Earlier this month Microsoft open-sourced the Windows Calculator application, putting it on GitHub with an MIT licence. Part of this was to show how the app worked and how the logic was presented in the UI. But the other part was to see what contributions would be made that could be rolled into Microsoft’s official release.
And that later goal is already proving to be a success, as Microsoft prepares to add a suggested feature to the main release of the Calculator app in Windows 10. Kareem Anderson for OnMSFT:
After careful deliberation the Windows team has opted to begin its refresh of the Windows Calculator app with the new Graphing Mode that will allow users to see visualizations of mathematical equations on a graph.
As Microsoft re-engineers its scholastic offerings with new teacher/student driven OneNote class offerings, new research and collaboration additions in Office 365 and accessibility to mutli-factor devices in education, the new Graphic Mode rounds out a nice educational ecosystem offering.

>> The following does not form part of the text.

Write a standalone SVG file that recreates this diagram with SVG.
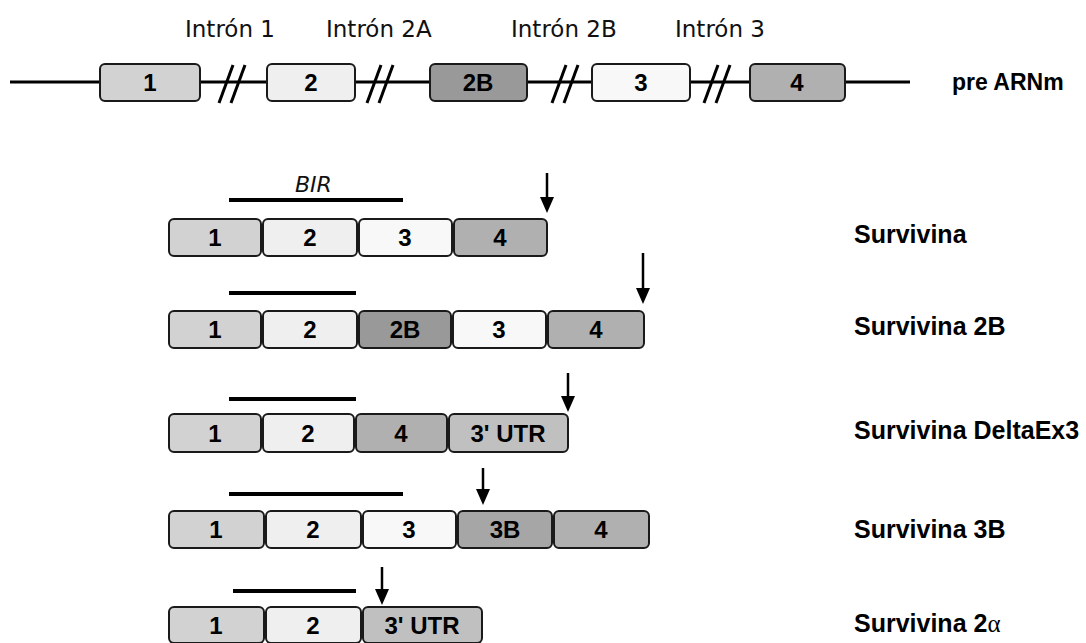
<svg xmlns="http://www.w3.org/2000/svg" width="1086" height="643" viewBox="0 0 1086 643">
<style>
.ex{stroke:#1a1a1a;stroke-width:2}
.e1{fill:#d2d2d2}.e2{fill:#efefef}.e3{fill:#f8f8f8}.e2b{fill:#999999}.e3b{fill:#a6a6a6}.e4{fill:#b0b0b0}.utr{fill:#c0c0c0}
.num{font-family:"Liberation Sans",Arial,sans-serif;font-weight:bold;font-size:24px;text-anchor:middle;fill:#000}
.lab{font-family:"Liberation Sans",Arial,sans-serif;font-weight:bold;font-size:25px;fill:#000}
.intr{font-family:"DejaVu Sans",sans-serif;font-size:23px;fill:#111}
.bir{stroke:#000;stroke-width:4}
.shaft{stroke:#000;stroke-width:2.5}
.head{fill:#000}
</style>
<rect width="1086" height="643" fill="#fff"/>

<g id="intron-labels">
<text class="intr" x="185" y="37">Intrón 1</text>
<text class="intr" x="326" y="37">Intrón 2A</text>
<text class="intr" x="511" y="37">Intrón 2B</text>
<text class="intr" x="675" y="37">Intrón 3</text>
</g>

<g id="backbone" stroke="#000" stroke-width="3" fill="none">
<line x1="10" y1="82" x2="910" y2="82"/>
<line x1="219" y1="103" x2="233" y2="65"/><line x1="231" y1="103" x2="245" y2="65"/>
<line x1="367" y1="103" x2="381" y2="65"/><line x1="379" y1="103" x2="393" y2="65"/>
<line x1="552" y1="103" x2="566" y2="65"/><line x1="564" y1="103" x2="578" y2="65"/>
<line x1="704" y1="103" x2="718" y2="65"/><line x1="716" y1="103" x2="730" y2="65"/>
</g>
<g id="pre-ex1"><rect class="ex e1" x="100" y="64" width="100" height="37" rx="5"/><text class="num" x="150" y="91">1</text></g>
<g id="pre-ex2"><rect class="ex e2" x="267" y="64" width="88" height="37" rx="5"/><text class="num" x="311" y="91">2</text></g>
<g id="pre-ex2b"><rect class="ex e2b" x="430" y="64" width="97" height="37" rx="5"/><text class="num" x="478" y="91">2B</text></g>
<g id="pre-ex3"><rect class="ex e3" x="592" y="64" width="98" height="37" rx="5"/><text class="num" x="641" y="91">3</text></g>
<g id="pre-ex4"><rect class="ex e4" x="750" y="64" width="95" height="37" rx="5"/><text class="num" x="797" y="91">4</text></g>
<text class="lab" x="952" y="90" style="font-size:23px">pre ARNm</text>

<g id="bir">
<text x="295" y="192" style="font-family:'DejaVu Sans',sans-serif;font-style:italic;font-size:22px" fill="#111">BIR</text>
<line class="bir" x1="229" y1="200" x2="403" y2="200"/>
<line class="bir" x1="229" y1="293" x2="356" y2="293"/>
<line class="bir" x1="229" y1="399" x2="356" y2="399"/>
<line class="bir" x1="229" y1="494" x2="403" y2="494"/>
<line class="bir" x1="233" y1="591" x2="356" y2="591"/>
</g>

<g id="r1-ex1"><rect class="ex e1" x="169" y="219" width="92" height="37" rx="5"/><text class="num" x="215" y="246">1</text></g>
<g id="r1-ex2"><rect class="ex e2" x="263" y="219" width="94" height="37" rx="5"/><text class="num" x="310" y="246">2</text></g>
<g id="r1-ex3"><rect class="ex e3" x="359" y="219" width="93" height="37" rx="5"/><text class="num" x="405" y="246">3</text></g>
<g id="r1-ex4"><rect class="ex e4" x="454" y="219" width="93" height="37" rx="5"/><text class="num" x="500" y="246">4</text></g>
<text class="lab" x="854" y="243">Survivina</text>

<g id="r2-ex1"><rect class="ex e1" x="169" y="311" width="92" height="37" rx="5"/><text class="num" x="215" y="338">1</text></g>
<g id="r2-ex2"><rect class="ex e2" x="263" y="311" width="94" height="37" rx="5"/><text class="num" x="310" y="338">2</text></g>
<g id="r2-ex2b"><rect class="ex e2b" x="359" y="311" width="92" height="37" rx="5"/><text class="num" x="405" y="338">2B</text></g>
<g id="r2-ex3"><rect class="ex e3" x="453" y="311" width="93" height="37" rx="5"/><text class="num" x="499" y="338">3</text></g>
<g id="r2-ex4"><rect class="ex e4" x="548" y="311" width="96" height="37" rx="5"/><text class="num" x="596" y="338">4</text></g>
<text class="lab" x="854" y="335">Survivina 2B</text>

<g id="r3-ex1"><rect class="ex e1" x="169" y="414" width="92" height="38" rx="5"/><text class="num" x="215" y="442">1</text></g>
<g id="r3-ex2"><rect class="ex e2" x="263" y="414" width="91" height="38" rx="5"/><text class="num" x="308" y="442">2</text></g>
<g id="r3-ex4"><rect class="ex e4" x="356" y="414" width="91" height="38" rx="5"/><text class="num" x="401" y="442">4</text></g>
<g id="r3-utr"><rect class="ex utr" x="449" y="414" width="119" height="38" rx="5"/><text class="num" x="508" y="442">3' UTR</text></g>
<text class="lab" x="854" y="439">Survivina DeltaEx3</text>

<g id="r4-ex1"><rect class="ex e1" x="169" y="511" width="95" height="37" rx="5"/><text class="num" x="216" y="538">1</text></g>
<g id="r4-ex2"><rect class="ex e2" x="266" y="511" width="95" height="37" rx="5"/><text class="num" x="313" y="538">2</text></g>
<g id="r4-ex3"><rect class="ex e3" x="363" y="511" width="93" height="37" rx="5"/><text class="num" x="409" y="538">3</text></g>
<g id="r4-ex3b"><rect class="ex e3b" x="458" y="511" width="94" height="37" rx="5"/><text class="num" x="505" y="538">3B</text></g>
<g id="r4-ex4"><rect class="ex e4" x="554" y="511" width="95" height="37" rx="5"/><text class="num" x="601" y="538">4</text></g>
<text class="lab" x="854" y="538">Survivina 3B</text>

<g id="r5-ex1"><rect class="ex e1" x="169" y="607" width="95" height="36" rx="5"/><text class="num" x="216" y="634">1</text></g>
<g id="r5-ex2"><rect class="ex e2" x="266" y="607" width="95" height="36" rx="5"/><text class="num" x="313" y="634">2</text></g>
<g id="r5-utr"><rect class="ex utr" x="363" y="607" width="119" height="36" rx="5"/><text class="num" x="422" y="634">3' UTR</text></g>
<text class="lab" x="854" y="632">Survivina 2<tspan style="font-family:'Liberation Serif','Times New Roman',serif;font-weight:normal">α</tspan></text>

<g id="connectors">
<line class="shaft" x1="547" y1="173" x2="547" y2="199"/><polygon class="head" points="540,197 554,197 547,213"/>
<line class="shaft" x1="643" y1="253" x2="643" y2="290"/><polygon class="head" points="636,288 650,288 643,304"/>
<line class="shaft" x1="568" y1="373" x2="568" y2="398"/><polygon class="head" points="561,396 575,396 568,412"/>
<line class="shaft" x1="483" y1="468" x2="483" y2="491"/><polygon class="head" points="476,489 490,489 483,505"/>
<line class="shaft" x1="382" y1="567" x2="382" y2="591"/><polygon class="head" points="375,589 389,589 382,605"/>
</g>
</svg>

As well as the nod towards the educational environment and a general sense of Microsoft being open, this also reinforces Microsoft’s ongoing and growing commitment to open-sourcing code and sharing resources with the community.
Which leads me to a rather interesting thought. There may be an updated version (developed by Arkadium) in the Microsoft Store, but what if the original Microsoft Minesweeper was open-sourced and given the same treatment?